_Instruction_.
Every line of the records must be repeated exactly; pictures stay out.

_Entries supplied_.
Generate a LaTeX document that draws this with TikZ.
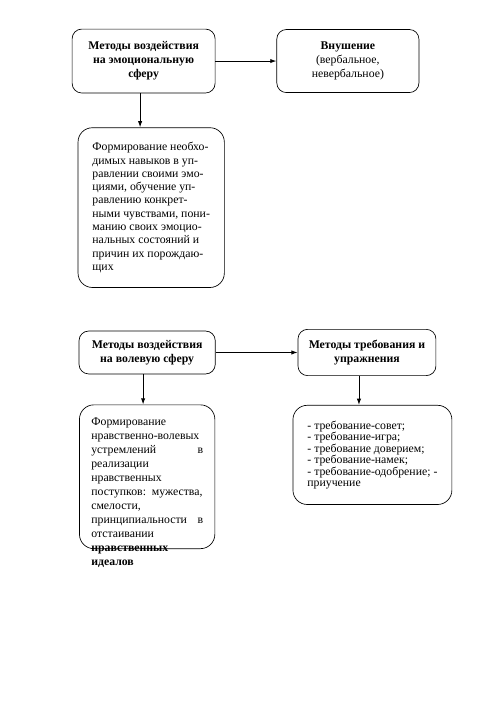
\documentclass[tikz,border=0pt]{standalone}
\usepackage{fontspec}
\setmainfont{Liberation Serif}
\usetikzlibrary{positioning,arrows.meta}

\begin{document}
\begin{tikzpicture}[
    methodbox/.style={
      draw,
      line width=0.8pt,
      rounded corners=4mm,
      align=center,
      inner sep=0pt,
      font=\fontsize{14pt}{16.7pt}\selectfont\bfseries
    },
    infobox/.style={
      draw,
      line width=0.8pt,
      rounded corners=6mm,
      align=left,
      inner sep=0pt
    },
    flowarrow/.style={
      -{Latex[length=2.6mm,width=1.8mm]},
      line width=1.1pt
    }
  ]

  \useasboundingbox (0,0) rectangle (595pt,-842pt);

  % emotional sphere
  \node[methodbox, minimum width=170pt, minimum height=76pt] (emo) at (170.8pt,-72.6pt)
    {Методы воздействия\\на эмоциональную\\сферу};
  \node[methodbox, minimum width=169pt, minimum height=75pt, right=72.6pt of emo] (sugg)
    {Внушение\\{\mdseries (вербальное,}\\{\mdseries невербальное)}};
  \node[infobox, minimum width=174pt, minimum height=190pt,
        font=\fontsize{14pt}{15.8pt}\selectfont,
        below=40.5pt of emo, xshift=9pt] (emotext)
    {Формирование необхо-\\димых навыков в уп-\\равлении своими эмо-\\циями, обучение уп-\\равлению конкрет-\\ными чувствами, пони-\\манию своих эмоцио-\\нальных состояний и\\причин их порождаю-\\щих};

  % volitional sphere
  \node[methodbox, minimum width=162pt, minimum height=51pt, below=51pt of emotext, xshift=-4.8pt] (will)
    {Методы воздействия\\на волевую сферу};
  \node[methodbox, minimum width=164pt, minimum height=55pt, right=97.6pt of will] (demand)
    {Методы требования и\\упражнения};
  \node[infobox, minimum width=161pt, minimum height=171pt, below=36pt of will] (willbox) {};
  \node[anchor=north west, inner sep=0pt, text width=133pt, align=left,
        font=\fontsize{14pt}{16.7pt}\selectfont]
    (willtext) at ([xshift=14.3pt,yshift=-15.5pt]willbox.north west)
    {Формирование\\\mbox{нравственно-волевых}\\устремлений \hfill в\\реализации\\нравственных\\\mbox{поступков: мужества,}\\смелости,\\принципиальности \hfill в\\отстаивании\\\textbf{нравственных}\\\textbf{идеалов}};
  \node[infobox, minimum width=189pt, minimum height=118pt,
        font=\fontsize{14pt}{13.6pt}\selectfont,
        below=34.5pt of demand, xshift=6.5pt] (demandtext)
    {- требование-совет;\\- требование-игра;\\- требование доверием;\\- требование-намек;\\- требование-одобрение; -\\приучение};

  % arrows
  \draw[flowarrow] (emo) -- (sugg);
  \draw[flowarrow] ([xshift=-4.2pt]emo.south) -- ([xshift=-4.2pt]emo.south |- emotext.north);
  \draw[flowarrow] (will) -- (demand);
  \draw[flowarrow] ([xshift=-4.8pt]will.south) -- ([xshift=-4.8pt]will.south |- willbox.north);
  \draw[flowarrow] ([xshift=-9.5pt]demand.south) -- ([xshift=-9.5pt]demand.south |- demandtext.north);

\end{tikzpicture}
\end{document}
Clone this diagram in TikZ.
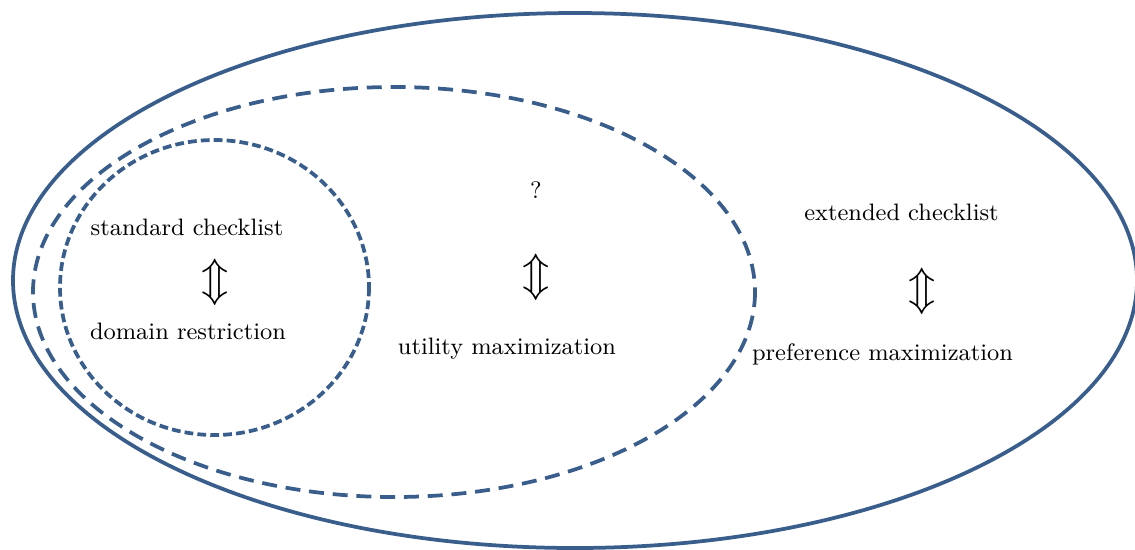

_Correct response_.
Generate a LaTeX document that draws this with TikZ.
\documentclass[tikz,border=0pt]{standalone}
\usepackage{fontspec}
\setmainfont{Liberation Serif}
\usetikzlibrary{positioning,arrows.meta}

\begin{document}
\begin{tikzpicture}[
    methodbox/.style={
      draw,
      line width=0.8pt,
      rounded corners=4mm,
      align=center,
      inner sep=0pt,
      font=\fontsize{14pt}{16.7pt}\selectfont\bfseries
    },
    infobox/.style={
      draw,
      line width=0.8pt,
      rounded corners=6mm,
      align=left,
      inner sep=0pt
    },
    flowarrow/.style={
      -{Latex[length=2.6mm,width=1.8mm]},
      line width=1.1pt
    }
  ]

  \useasboundingbox (0,0) rectangle (595pt,-842pt);

  % emotional sphere
  \node[methodbox, minimum width=170pt, minimum height=76pt] (emo) at (170.8pt,-72.6pt)
    {Методы воздействия\\на эмоциональную\\сферу};
  \node[methodbox, minimum width=169pt, minimum height=75pt, right=72.6pt of emo] (sugg)
    {Внушение\\{\mdseries (вербальное,}\\{\mdseries невербальное)}};
  \node[infobox, minimum width=174pt, minimum height=190pt,
        font=\fontsize{14pt}{15.8pt}\selectfont,
        below=40.5pt of emo, xshift=9pt] (emotext)
    {Формирование необхо-\\димых навыков в уп-\\равлении своими эмо-\\циями, обучение уп-\\равлению конкрет-\\ными чувствами, пони-\\манию своих эмоцио-\\нальных состояний и\\причин их порождаю-\\щих};

  % volitional sphere
  \node[methodbox, minimum width=162pt, minimum height=51pt, below=51pt of emotext, xshift=-4.8pt] (will)
    {Методы воздействия\\на волевую сферу};
  \node[methodbox, minimum width=164pt, minimum height=55pt, right=97.6pt of will] (demand)
    {Методы требования и\\упражнения};
  \node[infobox, minimum width=161pt, minimum height=171pt, below=36pt of will] (willbox) {};
  \node[anchor=north west, inner sep=0pt, text width=133pt, align=left,
        font=\fontsize{14pt}{16.7pt}\selectfont]
    (willtext) at ([xshift=14.3pt,yshift=-15.5pt]willbox.north west)
    {Формирование\\\mbox{нравственно-волевых}\\устремлений \hfill в\\реализации\\нравственных\\\mbox{поступков: мужества,}\\смелости,\\принципиальности \hfill в\\отстаивании\\\textbf{нравственных}\\\textbf{идеалов}};
  \node[infobox, minimum width=189pt, minimum height=118pt,
        font=\fontsize{14pt}{13.6pt}\selectfont,
        below=34.5pt of demand, xshift=6.5pt] (demandtext)
    {- требование-совет;\\- требование-игра;\\- требование доверием;\\- требование-намек;\\- требование-одобрение; -\\приучение};

  % arrows
  \draw[flowarrow] (emo) -- (sugg);
  \draw[flowarrow] ([xshift=-4.2pt]emo.south) -- ([xshift=-4.2pt]emo.south |- emotext.north);
  \draw[flowarrow] (will) -- (demand);
  \draw[flowarrow] ([xshift=-4.8pt]will.south) -- ([xshift=-4.8pt]will.south |- willbox.north);
  \draw[flowarrow] ([xshift=-9.5pt]demand.south) -- ([xshift=-9.5pt]demand.south |- demandtext.north);

\end{tikzpicture}
\end{document}
Clone this diagram in TikZ.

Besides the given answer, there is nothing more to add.